Why not try encouraging your researchers to:

  1. Map out all of their wide-ranging activities and achievements – then, get them to ask you, their peers, and colleagues to add to this list. Encourage them to think about their achievements in the broadest sense possible.
  2. Add the detail, provide specific evidence to support a claim – why is each activity or achievement relevant? Why is it significant? What’s the context for impact? The evidence can be quantitative (X readers, X citations, X participants, X invited talks, X mentees) or qualitative (first to achieve, innovative method, tenacity in the face of challenge, striving for inclusivity, role modeling new best practice, advocacy, impact on mentees or supervisees).
  3. Allocate these achievements under the specific Narrative CV modules. For each module ask them to consider what’s their most important point – what do they want the reviewer to remember? If this is for a specific funding call, which points are most relevant to the call? 
  4. Adapt the STAR approach – Situation, Task, Action, Result – apply this storytelling technique to each experience or contribution. Encourage them to write in a first-person voice and to clarify their specific contribution when working in teams.
  5. Look for the gaps and areas for development and to strengthen their Narrative CV. Discuss how they can gain experience to address the gaps? 

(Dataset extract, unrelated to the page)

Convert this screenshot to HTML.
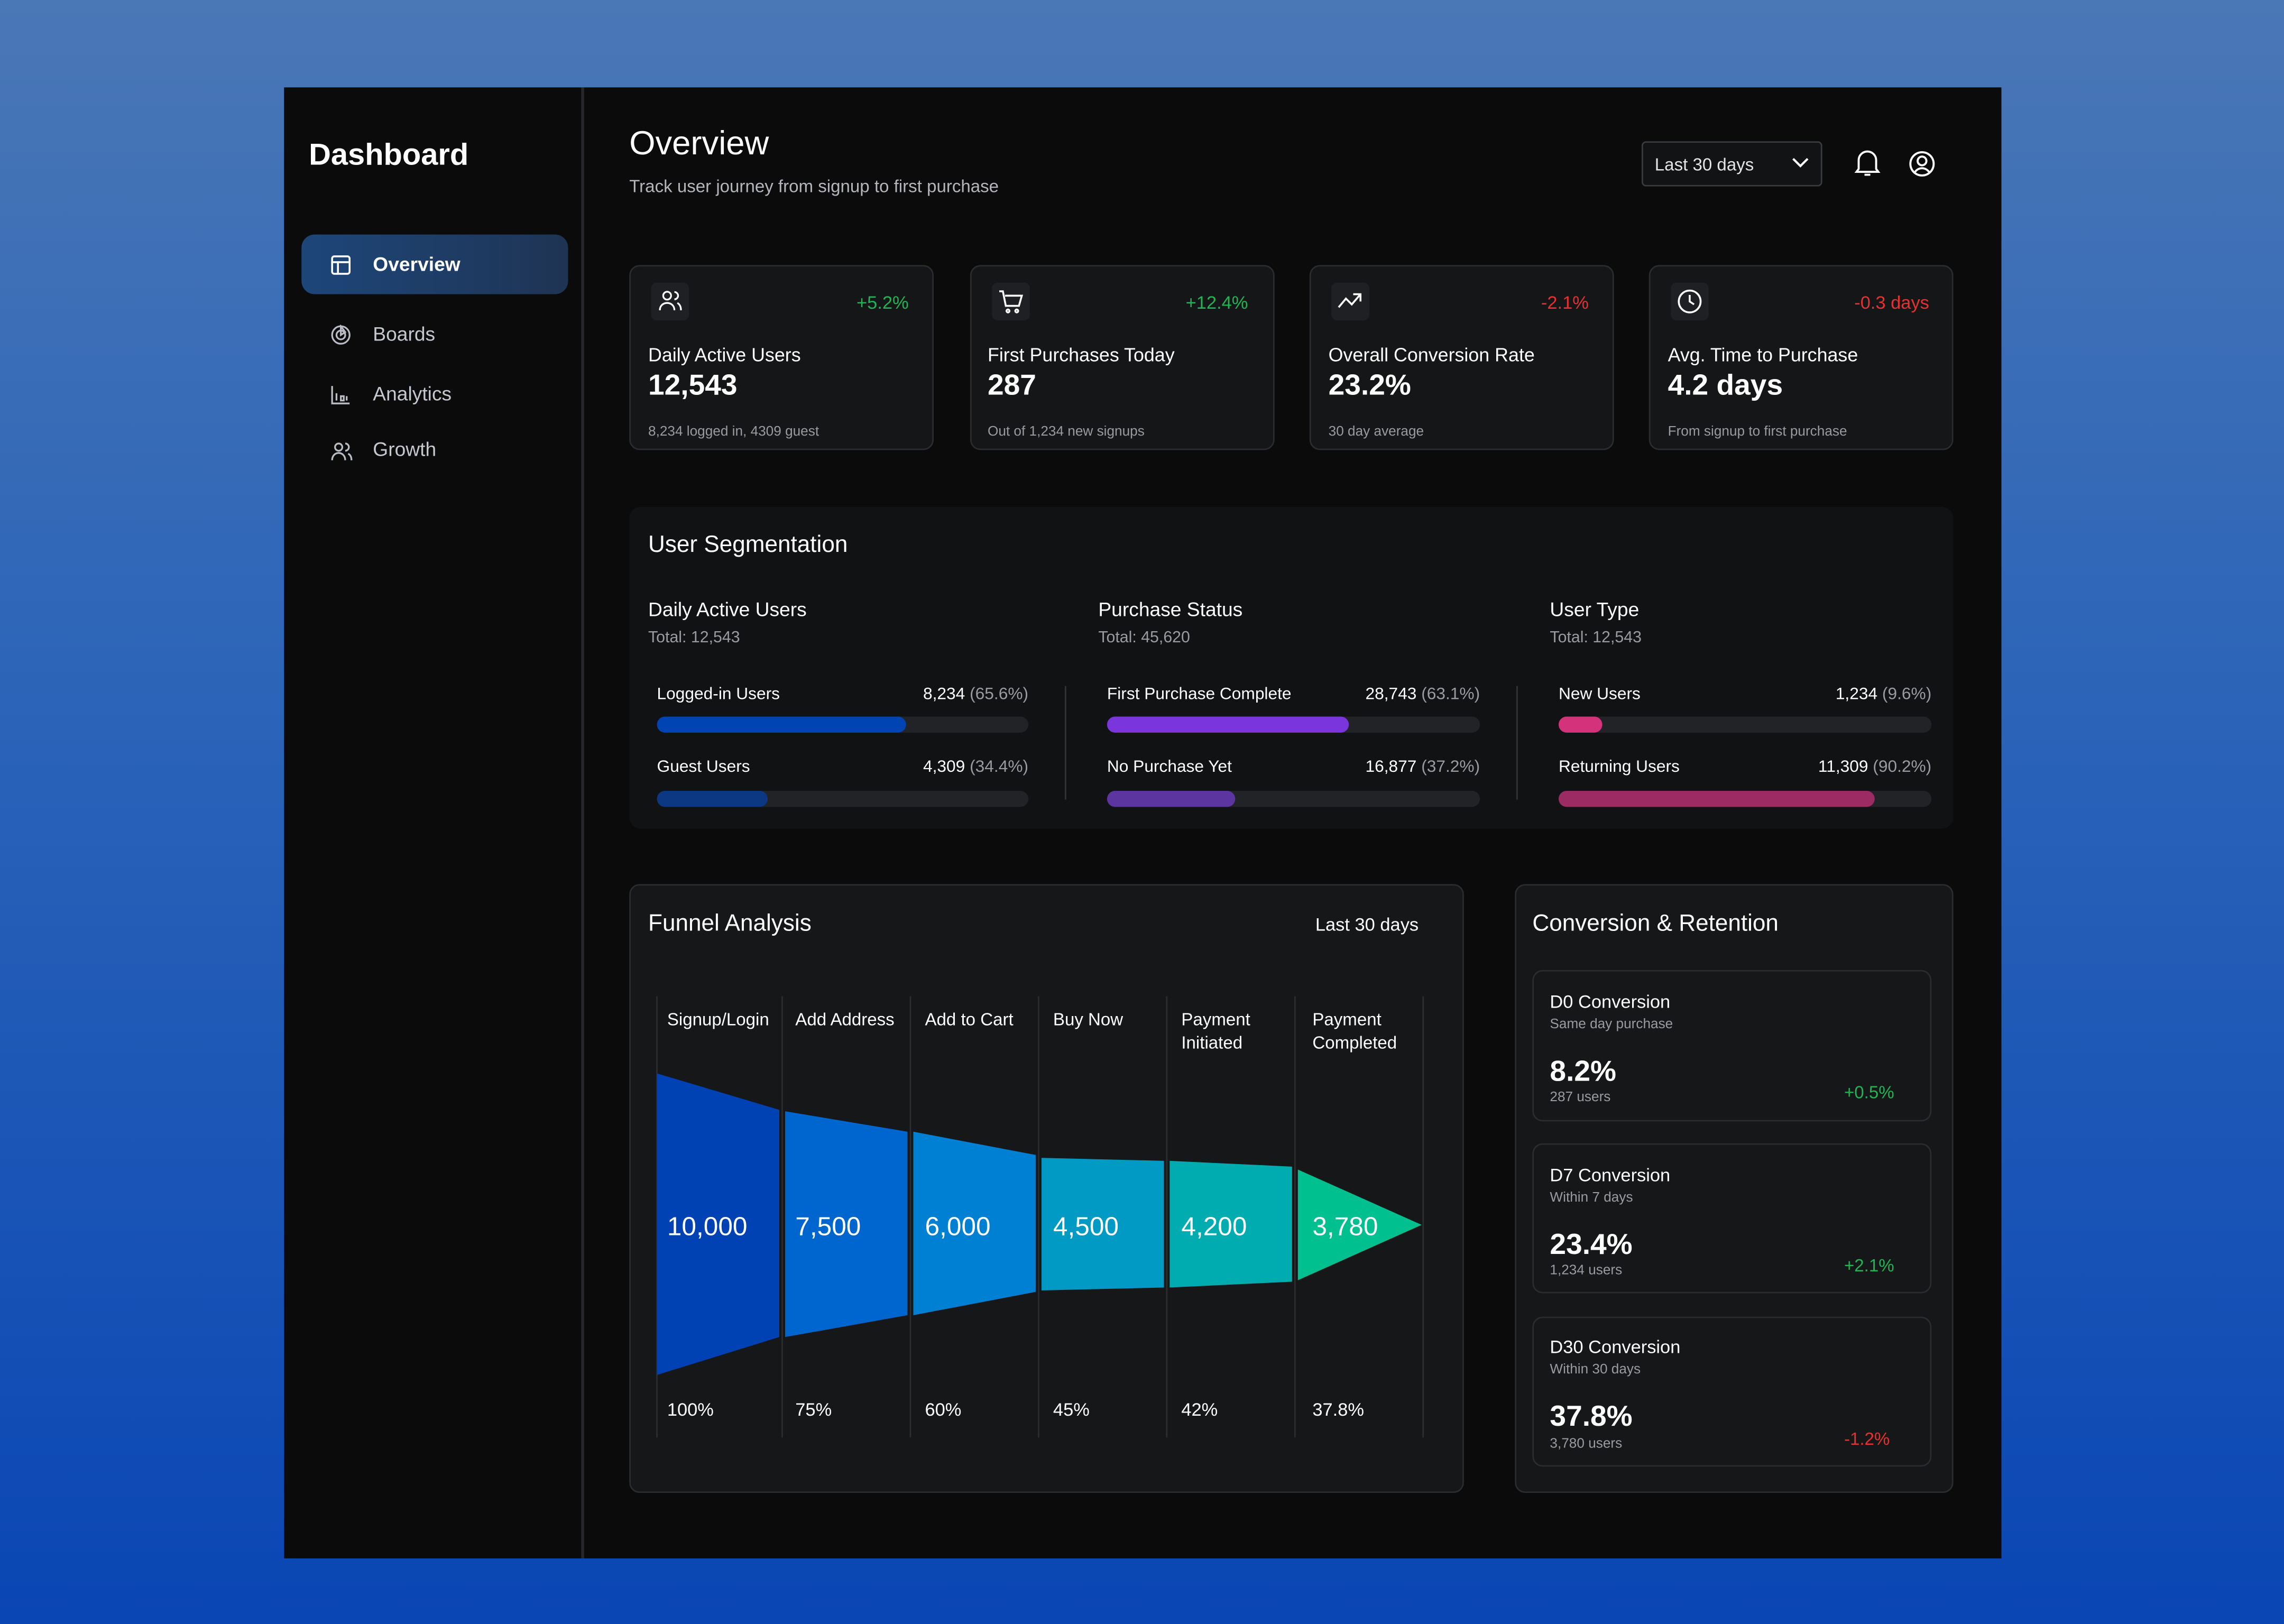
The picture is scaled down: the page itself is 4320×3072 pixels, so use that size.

In doing this quality thinking separately, and together there are benefits to Supervisors and PIs too. Not only for our own Narrative CVs; it also helps us as managers to consider what we value when it comes to working with others. Perhaps you already have thoughts arising about how you can recruit and develop more rounded researchers?

3 thoughts on “Making Narrative CVs work for your researchers”

  1. I appreciate this very helpful post, but it leaves one question unanswered: what does “narrative style” mean?

    The original choice of “narrative” in the early days of this genre as an antonym for “bullet points” has proven infelicitous in my experience. It leads writers to do things based on their interpretation of “narrative.”

    To many people “narrative” that means “story,” which means 1) chronological ordering 2) change over time 3) a developmental arc and sometimes 4) rousing writerly moments. But this new sort of CV might be some of those things, but not all the time and not for all of the people.

    I think it’s better to say it’s an “authored” CV, in the sense that you make authorial choices about what to include, how to arrange it, how to amplify certain things, and how to comment on and provide context for items. Yes, the traditional CV was also authored, but the palette of choices was restrictively small. The new form allows you to comment on the information itself. In that sense, it’s a meta-CV. Or an annotated traditional CV with the bullet points of the original erased.

    It is also important to watch for dynamics of cultural evolution in the processes of genre formation. The first generations of narrative CV writers, when they applied for funding, made a range of structural and stylistic decisions. But only the decisions that the winners made were passed on to the next generation, via people like me who provide proposal development support to writers. We used those winning proposals as examples, and over time those decisions are getting baked into the form.

    One view might be that this winnowing process is bringing us closer to what the narrative CV as a genre was always intended to be. But another view is that we’re losing touch with the full range of possible rhetorical moves that a narrative CV could be, and in so doing losing the full potential of the form.